===== AVAILABLE RECORDS

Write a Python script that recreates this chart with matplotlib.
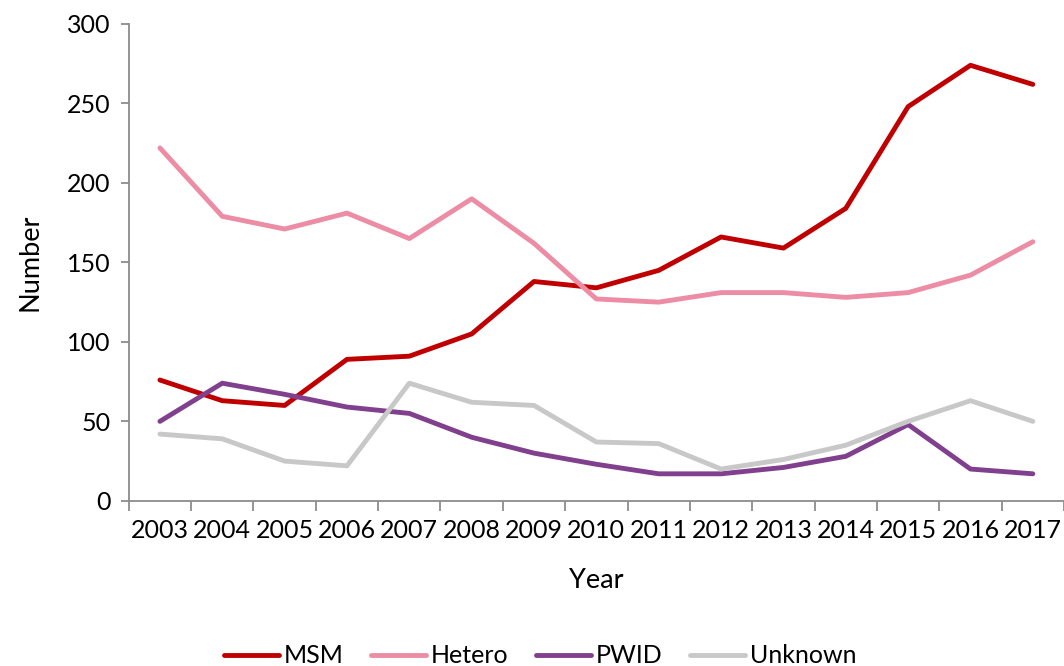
import numpy as np
import matplotlib.pyplot as plt

# ============================================================
# DATA
# ============================================================

years = ["2003", "2004", "2005", "2006", "2007", "2008", "2009", "2010",
         "2011", "2012", "2013", "2014", "2015", "2016", "2017"]

msm = [76, 63, 60, 89, 91, 105, 138, 134, 145, 166, 159, 184, 248, 274, 262]
hetero = [222, 179, 171, 181, 165, 190, 162, 127, 125, 131, 131, 128, 131, 142, 163]
pwid = [50, 74, 67, 59, 55, 40, 30, 23, 17, 17, 21, 28, 48, 20, 17]
unknown = [42, 39, 25, 22, 74, 62, 60, 37, 36, 20, 26, 35, 50, 63, 50]

series = [
    ("MSM", msm, "#C00000"),
    ("Hetero", hetero, "#EC8CA5"),
    ("PWID", pwid, "#80408E"),
    ("Unknown", unknown, "#C8C8C8"),
]

# ============================================================
# PLOT
# ============================================================

plt.rcParams["font.family"] = ["Lato", "DejaVu Sans"]

fig = plt.figure(figsize=(10.64, 6.66), dpi=100)
ax = fig.add_axes([0.121, 0.248, 0.879, 0.716])

x = np.arange(len(years))

for name, values, color in series:
    ax.plot(x, values, color=color, linewidth=3.5, label=name,
            solid_capstyle="round", solid_joinstyle="round")

ax.set_xlim(-0.5, len(years) - 0.5)
ax.set_ylim(0, 300)
ax.set_yticks(np.arange(0, 301, 50))

# category axis: labels centred, ticks between categories
ax.set_xticks(x)
ax.set_xticklabels(years)
ax.set_xticks(np.arange(-0.5, len(years), 1), minor=True)
ax.tick_params(axis="x", which="major", length=0, pad=13, labelsize=18)
ax.tick_params(axis="x", which="minor", length=7, width=1.3, color="#8C8C8C")
ax.tick_params(axis="y", length=6, width=1.3, color="#8C8C8C",
               labelsize=18, pad=7)

for side in ["top", "right"]:
    ax.spines[side].set_visible(False)
for side in ["left", "bottom"]:
    ax.spines[side].set_color("#8C8C8C")
    ax.spines[side].set_linewidth(1.3)

ax.set_xlabel("Year", fontsize=19.5, labelpad=19)
ax.set_ylabel("Number", fontsize=19.5, labelpad=18)

ax.legend(
    loc="center",
    bbox_to_anchor=(0.44, -0.325),
    ncol=4,
    frameon=False,
    fontsize=18,
    handlelength=2.2,
    handletextpad=0.2,
    columnspacing=1.1,
)

fig.savefig("out.png", dpi=100)
plt.close(fig)
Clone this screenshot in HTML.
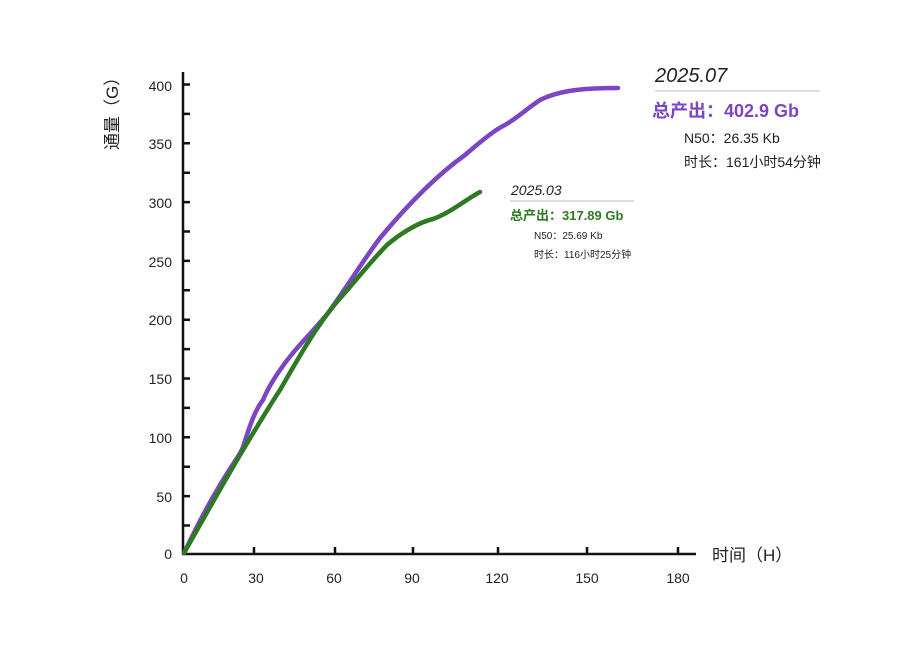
<!DOCTYPE html>
<html><head><meta charset="utf-8"><style>
body{margin:0;background:#fff;}
svg text{font-family:"Liberation Sans","Noto Sans CJK SC",sans-serif;}
</style></head><body>
<svg width="898" height="646" viewBox="0 0 898 646" xmlns="http://www.w3.org/2000/svg">
<rect width="898" height="646" fill="#fff"/>
<g stroke="#111" stroke-width="2.5" fill="none">
<line x1="183" y1="72" x2="183" y2="554"/>
<line x1="182" y1="554" x2="696" y2="554"/>
<path d="M183 84.5h7M183 113.9h7M183 143.3h7M183 172.7h7M183 202.1h7M183 231.5h7M183 260.9h7M183 290.3h7M183 319.7h7M183 349.1h7M183 378.5h7M183 407.9h7M183 437.3h7M183 466.7h7M183 496.1h7M183 525.5h7"/>
<path d="M254 554v-7M335 554v-7M413 554v-7M498 554v-7M587 554v-7M678 554v-7"/>
</g>
<g font-size="14" fill="#222" text-anchor="end">
<text x="172" y="91">400</text><text x="172" y="149">350</text><text x="172" y="208">300</text><text x="172" y="267">250</text><text x="172" y="325">200</text><text x="172" y="384">150</text><text x="172" y="443">100</text><text x="172" y="502">50</text><text x="172" y="559">0</text>
</g>
<g font-size="14" fill="#222" text-anchor="middle">
<text x="184" y="583">0</text><text x="256" y="583">30</text><text x="334" y="583">60</text><text x="412" y="583">90</text><text x="497" y="583">120</text><text x="587" y="583">150</text><text x="678" y="583">180</text>
</g>
<text x="712" y="561" font-size="17" fill="#222">时间（H）</text>
<text transform="translate(106,75) rotate(-90)" x="-75" y="0" font-size="17" fill="#222" text-anchor="start" dominant-baseline="hanging">通量（G）</text>
<path d="M184 553 C195 530 205 510 220 485 S240 455 243 447 C250 425 255 410 263 400 C268 388 273 380 280 370 C295 348 310 335 328 313 C345 290 362 262 380 238 C400 214 430 180 465 155 C480 142 495 130 503 126 C515 120 525 110 540 100 C560 90 585 88 618 88" fill="none" stroke="#7b45c4" stroke-width="4.5" stroke-linecap="round"/>
<path d="M184 553 C200 525 225 480 243 450 C258 425 270 405 280 390 C300 355 320 320 343 295 C358 278 372 260 387 245 C402 232 420 222 433 219 C450 213 465 200 480 192" fill="none" stroke="#2e7a22" stroke-width="4.5" stroke-linecap="round"/>
<text x="655" y="82" font-size="20" font-style="italic" fill="#222">2025.07</text>
<line x1="655" y1="91" x2="820" y2="91" stroke="#bbb" stroke-width="1"/>
<text x="652" y="117" font-size="18" font-weight="bold" fill="#7b45c4">总产出：402.9 Gb</text>
<text x="684" y="143" font-size="14" fill="#222">N50：26.35 Kb</text>
<text x="684" y="167" font-size="14" fill="#222">时长：161小时54分钟</text>
<text x="511" y="195" font-size="14" font-style="italic" fill="#222">2025.03</text>
<line x1="510" y1="201" x2="634" y2="201" stroke="#bbb" stroke-width="1"/>
<text x="510" y="220" font-size="13" font-weight="bold" fill="#2e7a22">总产出：317.89 Gb</text>
<text x="534" y="239" font-size="10" fill="#222">N50：25.69 Kb</text>
<text x="534" y="258" font-size="10" fill="#222">时长：116小时25分钟</text>
</svg>
</body></html>
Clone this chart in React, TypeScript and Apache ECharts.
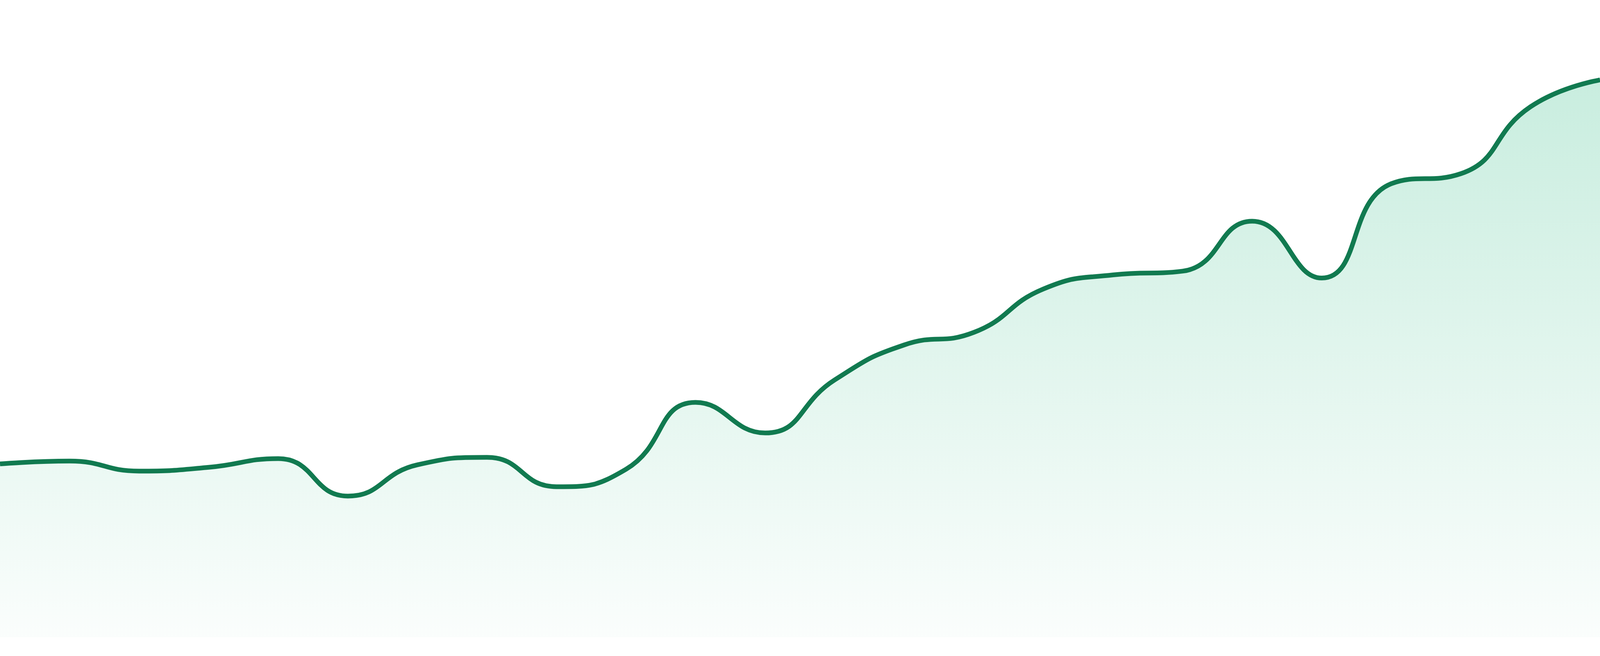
import React, { useEffect, useRef } from "react";
import * as echarts from "echarts";

const categories = [
  "W1", "W2", "W3", "W4", "W5", "W6", "W7", "W8", "W9", "W10", "W11", "W12",
  "W13", "W14", "W15", "W16", "W17", "W18", "W19", "W20", "W21", "W22", "W23", "W24",
];

const values = [
  27.75, 28.2, 26.6, 27.2, 28.6, 22.6, 27.6, 28.8, 24.1, 26.9, 37.6, 32.7,
  41.2, 46.8, 48.8, 55.75, 58.0, 58.6, 66.6, 57.5, 72.6, 74.2, 84.9, 89.2,
];

const yMin = 0;
const yMax = 100;

export default function App() {
  const ref = useRef<HTMLDivElement>(null);

  useEffect(() => {
    if (!ref.current) return;
    const chart = echarts.init(ref.current, null, { renderer: "svg" });
    chart.setOption({
      animation: false,
      backgroundColor: "#ffffff",
      grid: { left: 0, right: 0, top: 32, bottom: 48, containLabel: false },
      xAxis: {
        type: "category",
        data: categories,
        boundaryGap: false,
        show: false,
      },
      yAxis: {
        type: "value",
        min: yMin,
        max: yMax,
        show: false,
      },
      series: [
        {
          type: "line",
          data: values,
          smooth: true,
          symbol: "none",
          lineStyle: { color: "#117a50", width: 12 },
          areaStyle: {
            color: new echarts.graphic.LinearGradient(0, 0, 0, 1, [
              { offset: 0, color: "rgba(40,185,128,0.36)" },
              { offset: 1, color: "rgba(40,185,128,0.03)" },
            ]),
          },
        },
      ],
    });
    const onResize = () => chart.resize();
    window.addEventListener("resize", onResize);
    return () => {
      window.removeEventListener("resize", onResize);
      chart.dispose();
    };
  }, []);

  return (
    <div
      ref={ref}
      style={{
        position: "absolute",
        left: 0,
        top: 0,
        width: "100vw",
        height: "100vh",
        background: "#ffffff",
      }}
    />
  );
}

==========

Skip every picture. Repeat the lines from the one with "Clone this chart" through the one with "const yMax = 100;", both ends included.

Clone this chart in React, TypeScript and Apache ECharts.
import React, { useEffect, useRef } from "react";
import * as echarts from "echarts";

const categories = [
  "W1", "W2", "W3", "W4", "W5", "W6", "W7", "W8", "W9", "W10", "W11", "W12",
  "W13", "W14", "W15", "W16", "W17", "W18", "W19", "W20", "W21", "W22", "W23", "W24",
];

const values = [
  27.75, 28.2, 26.6, 27.2, 28.6, 22.6, 27.6, 28.8, 24.1, 26.9, 37.6, 32.7,
  41.2, 46.8, 48.8, 55.75, 58.0, 58.6, 66.6, 57.5, 72.6, 74.2, 84.9, 89.2,
];

const yMin = 0;
const yMax = 100;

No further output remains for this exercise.